The primary objective in the phosphate fertilizer industry is to convert the apatite in phosphate rock to a form in which the phosphorus is available to plants. Apatite is quite insoluble and, under most farming situations, is of little value as a supplier of nutrient phosphate. The most common method for making it available to plants is treatment with a mineral acid such as sulfuric, phosphoric, hydrochloric, or nitric. Use of nitric or hydrochloric acids, however, is of limited utility since these two acids yield mixtures of phosphoric acid and soluble calcium salts which are not easily separable from the phosphoric acid.
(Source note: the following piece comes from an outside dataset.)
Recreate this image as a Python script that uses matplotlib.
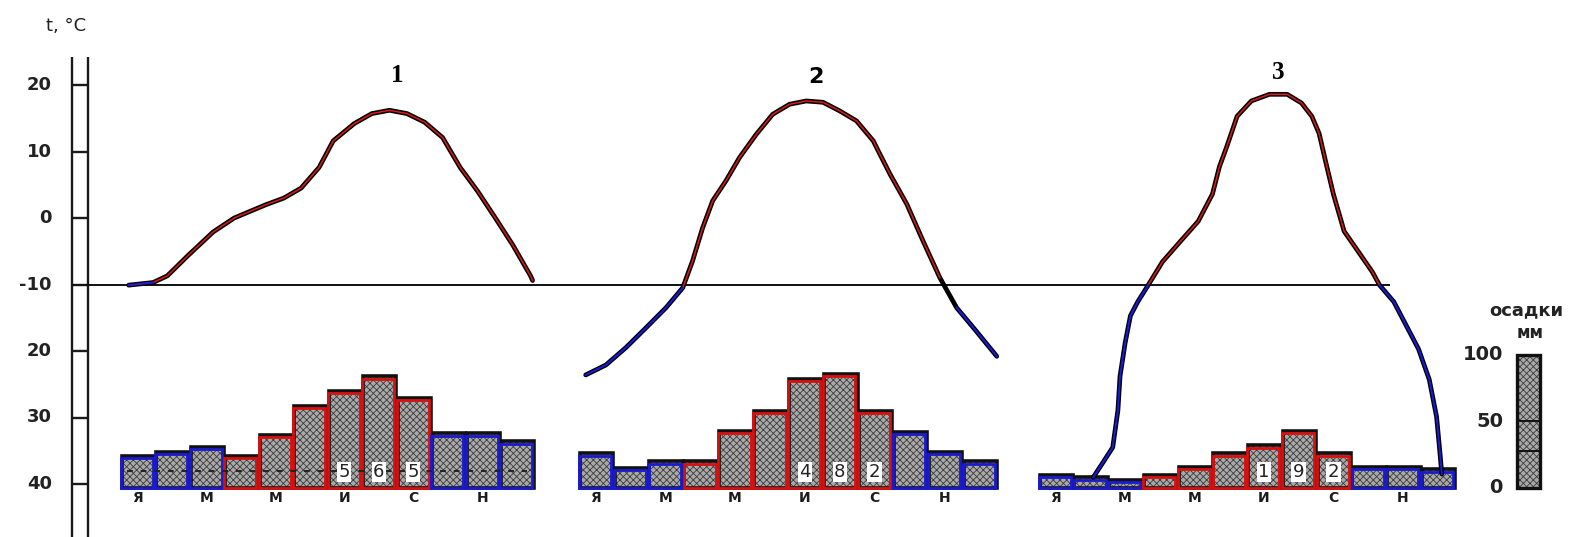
import numpy as np
import matplotlib
matplotlib.use('Agg')
import matplotlib.pyplot as plt
from matplotlib.patches import Rectangle

# --- data ----------------------------------------------------------------
month_letters = ['Я', '', 'М', '', 'М', '', 'И', '', 'С', '', 'Н', '']
temp_ticks = [20, 10, 0, -10, -20, -30, -40]
temp_tick_labels = ['20', '10', '0', '-10', '20', '30', '40']

# station 1: curve traced as (month position, deg C), 0 = January
st1_month = [-0.25, 0.46, 0.87, 1.48, 2.20, 2.81, 3.73, 4.25, 4.75, 5.27, 5.68,
             6.29, 6.80, 7.31, 7.82, 8.33, 8.85, 9.36, 9.87, 10.38, 10.89, 11.40, 11.46]
st1_temp = [-10.1, -9.7, -8.7, -5.6, -2.1, 0.0, 2.0, 3.0, 4.5, 7.6, 11.6,
            14.2, 15.7, 16.2, 15.7, 14.4, 12.1, 7.6, 4.0, 0.0, -4.1, -8.7, -9.4]
st1_precip = [24, 27, 31, 24, 40, 62, 73, 84, 68, 41, 41, 35]

# station 2
st2_month = [-0.28, 0.30, 0.87, 1.45, 2.02, 2.50, 2.78, 3.07, 3.36, 3.74, 4.13,
             4.61, 5.08, 5.56, 6.04, 6.52, 7.00, 7.48, 7.96, 8.15, 8.44, 8.92,
             9.39, 9.87, 10.35, 10.83, 11.22, 11.50]
st2_temp = [-23.6, -22.1, -19.5, -16.5, -13.5, -10.5, -6.5, -1.5, 2.6, 5.6, 9.1,
            12.6, 15.6, 17.1, 17.6, 17.4, 16.1, 14.6, 11.6, 9.6, 6.6, 2.1,
            -3.5, -9.0, -13.5, -16.5, -19.0, -20.8]
st2_precip = [26, 15, 20, 20, 43, 58, 82, 86, 58, 42, 27, 20]

# station 3
st3_month = [1.09, 1.34, 1.65, 1.80, 1.86, 2.01, 2.16, 2.37, 2.67, 3.08, 3.60,
             4.11, 4.52, 4.72, 4.93, 5.23, 5.64, 6.16, 6.67, 7.08, 7.38, 7.59,
             7.79, 8.00, 8.31, 8.71, 9.12, 9.33, 9.74, 10.05, 10.45, 10.76,
             10.97, 11.07, 11.12]
st3_temp = [-39.0, -37.0, -34.5, -28.9, -23.8, -18.7, -14.7, -12.6, -10.1, -6.6, -3.5,
            -0.5, 3.6, 7.7, 10.7, 15.3, 17.6, 18.6, 18.6, 17.3, 15.3, 12.7,
            8.2, 3.6, -2.0, -5.0, -8.1, -10.1, -12.6, -15.7, -19.7, -24.3,
            -29.9, -35.5, -38.5]
st3_precip = [10, 8, 6, 10, 16, 26, 32, 43, 26, 16, 16, 14]

station_titles = ['1', '2', '3']
annual_totals = ['565', '482', '192']
warm_months = [3, 4, 5, 6, 7, 8]

# --- layout -------------------------------------------------------------
W, H = 1579, 537
BASE = -40.6          # precipitation zero line, deg C units
MM_PER_DEG = 5.0      # 100 mm = 20 deg on the drawing
panel_left = [120, 578, 1038]
panel_w = [34.5, 34.9, 34.75]
title_pos = [(7.53, 21.5), (6.33, 21.2), (6.41, 21.9)]
title_font = ['Liberation Serif', 'DejaVu Sans', 'Liberation Serif']
title_size = [18, 16, 18]

BAR_FACE = '#a9a9a9'
plt.rcParams['hatch.linewidth'] = 0.6
plt.rcParams['hatch.color'] = '#3c3c3c'


def draw_station(ax, i, tm, tt, precip):
    left, w = panel_left[i], panel_w[i]
    xs = left + (np.arange(12) + 0.5) * w
    hh = np.array(precip) / MM_PER_DEG
    cols = ['#d81010' if k in warm_months else '#1a1ad0' for k in range(12)]

    ax.bar(xs + 1, hh, width=w * 0.96, bottom=BASE, color=BAR_FACE,
           hatch='xxxxx', edgecolor='#3c3c3c', lw=0, zorder=2)
    ax.bar(xs + 1, hh, width=w * 0.96, bottom=BASE, fill=False,
           edgecolor='#111111', lw=2.6, zorder=3)
    ax.bar(xs - 0.5, hh - 0.35, width=w * 0.92, bottom=BASE, fill=False,
           edgecolor=cols, lw=2.0, zorder=4)

    # dashed line seen inside the bars of the first diagram
    if i == 0:
        ax.hlines(-38.0, xs[0] - w * 0.3, xs[-1] + w * 0.3, colors='#222222',
                  lw=1.4, linestyles=(0, (3, 4)), zorder=4)

    for k, lab in enumerate(month_letters):
        if lab:
            ax.text(xs[k], BASE - 0.5, lab, ha='center', va='top', fontsize=10,
                    fontweight='heavy', family='DejaVu Sans', color='#1c1c1c', zorder=5)
    for j, ch in enumerate(annual_totals[i]):
        ax.text(xs[6 + j], -38.2, ch, ha='center', va='center', fontsize=13,
                color='#222222', zorder=6,
                bbox=dict(facecolor='white', edgecolor='none', pad=1.0))

    x = left + (np.array(tm) + 0.5) * w
    t = np.array(tt)
    ax.plot(x, t, color='black', lw=3.4, solid_capstyle='round',
            solid_joinstyle='round', zorder=7)
    red = np.ma.masked_where(t < -10.6, t)
    blue = np.ma.masked_where(t > -9.4, t)
    ax.plot(x, red, color='#e01818', lw=1.1, solid_joinstyle='round', zorder=8)
    ax.plot(x, blue, color='#1a1ae0', lw=1.4, solid_joinstyle='round', zorder=8)

    px, py = title_pos[i]
    ax.text(left + (px + 0.5) * w, py, station_titles[i], ha='center', va='center',
            fontsize=title_size[i], fontweight='bold', family=title_font[i], zorder=9)


def main():
    fig = plt.figure(figsize=(W / 100, H / 100), dpi=100)
    ax = fig.add_axes([0, 0, 1, 1])
    ax.set_xlim(0, W)
    ax.set_ylim(20 - (H - 85) / 6.65, 20 + 85 / 6.65)
    ax.axis('off')

    # temperature scale on the left
    top_t = 24.2
    ax.vlines([72, 88], ax.get_ylim()[0], top_t, colors='#1a1a1a', lw=1.7)
    ax.hlines(temp_ticks, 72, 88, colors='#1a1a1a', lw=1.7)
    for v, lab in zip(temp_ticks, temp_tick_labels):
        ax.text(52, v, lab, ha='right', va='center', fontsize=13,
                fontweight='bold', family='DejaVu Sans', color='#222222')
    ax.text(66, 28.8, 't, °C', ha='center', va='center', fontsize=13,
            family='DejaVu Sans', color='#222222')

    # -10 reference line
    ax.hlines(-10, 72, 1390, colors='#111111', lw=1.4, zorder=6)

    draw_station(ax, 0, st1_month, st1_temp, st1_precip)
    draw_station(ax, 1, st2_month, st2_temp, st2_precip)
    draw_station(ax, 2, st3_month, st3_temp, st3_precip)

    # precipitation key
    kx, kw = 1517, 23
    ax.add_patch(Rectangle((kx, BASE), kw, 100 / MM_PER_DEG, facecolor=BAR_FACE,
                           hatch='xxxxx', edgecolor='#3c3c3c', lw=0, zorder=2))
    ax.add_patch(Rectangle((kx, BASE), kw, 100 / MM_PER_DEG, fill=False,
                           edgecolor='#111111', lw=2.4, zorder=3))
    ax.hlines([BASE + 50 / MM_PER_DEG, BASE + 28 / MM_PER_DEG], kx, kx + kw,
              colors='#111111', lw=1.4, zorder=3)
    for mm in [100, 50, 0]:
        ax.text(1503, BASE + mm / MM_PER_DEG, str(mm), ha='right', va='center',
                fontsize=14, fontweight='bold', family='DejaVu Sans', color='#222222')
    ax.text(1526, -13.9, 'осадки', ha='center', va='center', fontsize=13,
            fontweight='bold', family='DejaVu Sans', color='#222222')
    ax.text(1530, -17.3, 'мм', ha='center', va='center', fontsize=12,
            fontweight='bold', family='DejaVu Sans', color='#222222')

    fig.savefig('out.png', dpi=100)


if __name__ == "__main__":
    main()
The separation of the soluble calcium salt is important, since ammoniation of the unseparated mixtures to produce ammonium phosphate type fertilizers results in reversion of a major portion of the phosphate to an insoluble form not readily available as plant nutrients.
A method for manufacture of phosphoric acid from phosphate rock is disclosed in U.S. Pat. No. 4,108,957 to Michel. Crushed phosphate rock is mixed and digested with dilute phosphoric acid to form a slurry and convert the rock into monocalcium phosphate. Oxalic acid is thereafter added to precipitate the calcium as calcium oxalate. Phosphoric acid is recovered in a conventional manner and the calcium oxalate is treated with sulfuric acid to produce gypsum and recover oxalic acid.
Sulfuric acid as an acidulant results in the precipitation of the calcium component of the phosphate rock ores as an insoluble calcium sulfate salt, usually gypsum (CaSO.sub.4.2H.sub.2 O). This calcium sulfate salt is readily separable from the phosphoric acid, which acid can then be ammoniated to yeild soluble ammonium phosphate fertilizers. This practice has become an accepted method of producing nitrogen and phosphorus-containing fertilizers in the industry.
Although the use of sulfuric acid as a phosphate rock accidulant is one current practice, this alternative itself has several distinct disadvantages. A major disadvantage is the total dependence of the fertilizer industry upon low cost sulfur supplies for the production of sulfuric acid. However, recovery of sulfur from sulfur ore bodies by the well known Frasch process is energy intensive, and has resulted in an ever-increasing price for sulfur raw material as fuel prices continue to escalate. In addition, use of sulfuric acid results in the production of large tonnages of by-product gypsum. This by-product cannot presently be converted economically into a saleable product in the United States, and the disposal of this material represents a significant pollution control problem.
Therefore, a need exists for a process of phosphoric acid manufacture from phosphate rock, which process does not employ sulfuric acid or produce by-products which present significant pollution control problems. Further, a need exists for a method of manufacturing phosphoric acid from phosphate rock, which method can produce relatively pure phosphoric acid from low grade phosphate rock that includes large amounts of impurities and also produce usable by-products. Finally, a need exists for a process that can utilize basic starting materials such as air, synthesis gas and phosphate rock to produce phosphoric acid, ammonium phosphate and useful by-products.